Impact of Vegetation Change on Surface Energy Budget during Growing Seasons in the Arctic

Vegetation change induced by the global warming has motivated active research on energy-water budgets at high latitudes. Treeline has been advancing in the Polar Ural Mountains of Russia, yet a substantial loss of tree cover was observed for a range of locations based on the 20-year record of MODIS NDVI and vegetation data. Due to the scarce volume of direct observations of heat fluxes in the high-latitude regions with pronounced vegetation changes, impacts on surface energy budget remains little explored, particularly at the regional scales.
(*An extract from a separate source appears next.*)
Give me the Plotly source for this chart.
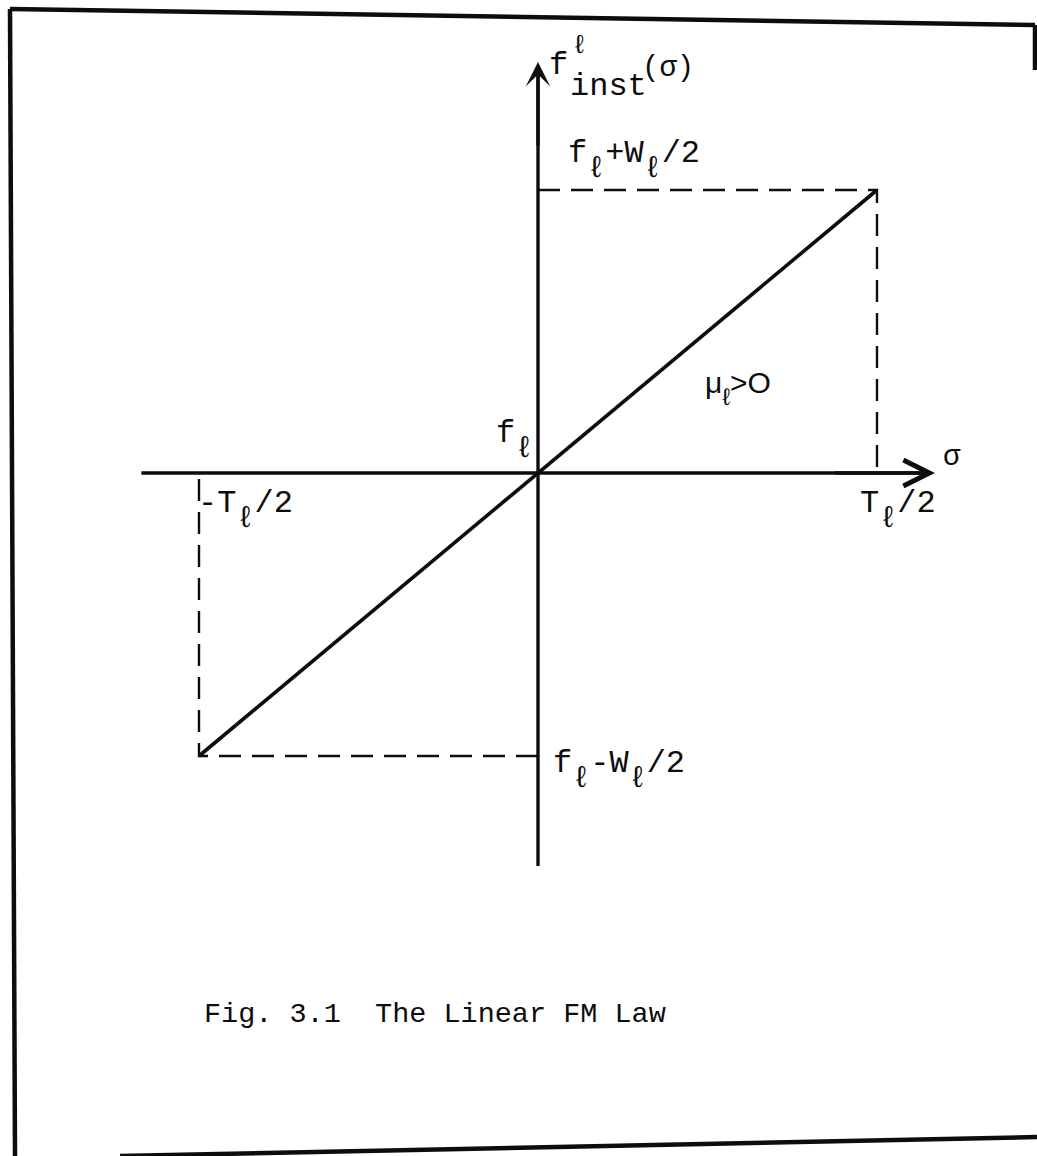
import plotly.graph_objects as go

# Linear FM law: instantaneous frequency vs. time over one pulse
T_half = 1.0          # T_l / 2 (normalised)
W_half = 1.0          # W_l / 2 (normalised)
sigma = [-T_half, 0.0, T_half]
f_inst = [-W_half, 0.0, W_half]

# axis extents (in normalised units)
SIG_LO, SIG_TIP = -1.17, 1.171
F_LO, F_TIP = -1.389, 1.452

W, H = 1037, 1156
X0_PX, Y0_PX = 538, 473        # where the origin sits on the page
SX, SY = 339.0, 283.0          # pixels per unit on each axis

x_range = [-X0_PX / SX, (W - X0_PX) / SX]
y_range = [-(H - Y0_PX) / SY, Y0_PX / SY]

MONO = "Liberation Mono"
INK = "#0d0d0d"

fig = go.Figure()

# coordinate axes
fig.add_trace(go.Scatter(x=[SIG_LO, SIG_TIP - 0.02], y=[0, 0], mode="lines",
                         line=dict(color=INK, width=3.4),
                         hoverinfo="skip", showlegend=False))
fig.add_trace(go.Scatter(x=[0, 0], y=[F_LO, F_TIP - 0.03], mode="lines",
                         line=dict(color=INK, width=3.4),
                         hoverinfo="skip", showlegend=False))

# chirp line
fig.add_trace(go.Scatter(x=[sigma[0], sigma[-1]], y=[f_inst[0], f_inst[-1]],
                         mode="lines", line=dict(color=INK, width=3.6),
                         hoverinfo="skip", showlegend=False))

dash = "22px,11px"
# dashed guides to the end points
fig.add_trace(go.Scatter(x=[0, T_half, T_half], y=[W_half, W_half, 0],
                         mode="lines", line=dict(color=INK, width=2.4, dash=dash),
                         hoverinfo="skip", showlegend=False))
fig.add_trace(go.Scatter(x=[0, -T_half, -T_half], y=[-W_half, -W_half, 0],
                         mode="lines", line=dict(color=INK, width=2.4, dash=dash),
                         hoverinfo="skip", showlegend=False))

# arrow heads at the axis tips
fig.add_annotation(x=SIG_TIP, y=0, ax=SIG_TIP - 0.3, ay=0, xref="x", yref="y",
                   axref="x", ayref="y", showarrow=True, arrowhead=5,
                   arrowsize=1.5, arrowwidth=3.4, arrowcolor=INK, standoff=0, text="")
fig.add_annotation(x=0, y=F_TIP, ax=0, ay=F_TIP - 0.3, xref="x", yref="y",
                   axref="x", ayref="y", showarrow=True, arrowhead=3,
                   arrowsize=1.2, arrowwidth=3.4, arrowcolor=INK, standoff=0, text="")


def px(xp, yp):
    return xp / W, 1 - yp / H


def label(text, xp, yp, size=32, xanchor="left", yanchor="middle", family=MONO):
    x, y = px(xp, yp)
    fig.add_annotation(x=x, y=y, xref="paper", yref="paper", text=text,
                       showarrow=False, xanchor=xanchor, yanchor=yanchor,
                       font=dict(family=family, size=size, color=INK))


L = "ℓ"


def sub(s, size=30, drop=15):
    return (f"<span style='font-size:{size}px;baseline-shift:-{drop}px'>"
            f"{s}</span>")


# ordinate label f^l_inst(sigma)
label("f", 547, 66)
label(L, 570, 46, size=26)
label("inst", 568, 87)
label("(σ)", 640, 69, size=29)

label("f" + sub(L) + "+W" + sub(L) + "/2", 566, 160)
label("f" + sub(L), 494, 440)
label("σ", 941, 457, size=29)
label("T" + sub(L) + "/2", 858, 510)
label("-T" + sub(L) + "/2", 196, 510)
label("f" + sub(L) + "-W" + sub(L) + "/2", 551, 770)
label("μ" + sub(L, 24, 12) + "&gt;O", 703, 388, size=30, family="Liberation Sans")

label("Fig. 3.1  The Linear FM Law", 202, 1014, size=28.5)

# page frame
frame = dict(type="line", xref="paper", yref="paper",
             line=dict(color=INK, width=4.5))
for (a, b), (c, d) in [((10, 9), (1035, 25)),
                       ((10, 9), (15, 1156)),
                       ((1035, 25), (1035, 70)),
                       ((120, 1156), (1037, 1137))]:
    x0, y0 = px(a, b)
    x1, y1 = px(c, d)
    fig.add_shape(**frame, x0=x0, y0=y0, x1=x1, y1=y1)

fig.update_xaxes(range=x_range, visible=False, fixedrange=True)
fig.update_yaxes(range=y_range, visible=False, fixedrange=True)
fig.update_layout(width=W, height=H, margin=dict(l=0, r=0, t=0, b=0),
                  paper_bgcolor="white", plot_bgcolor="white",
                  showlegend=False)

fig.write_html("out.html")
A physically based model, maximum entropy production model (MEP), is used to estimate surface energy budgets at the boreal forest - tundra transitional zone of Western Siberia between 2000 and 2020. The model is validated using field data from energy budget towers in the Polar Ural Mountains that have been monitoring the transitional zone of vegetation change from forest to tundra since 2018. Latent heat flux is found to be the most sensitive component of surface energy budget to the vegetation change with negative correlation. Net radiation, sensible heat flux, and ground heat flux are less sensitive to vegetation change during growing seasons. The improved understanding of the relationship between vegetation cover change and surface energy budget provides insights on how future Arctic ecosystems will impact its terrestrial energy-water relations the Arctic.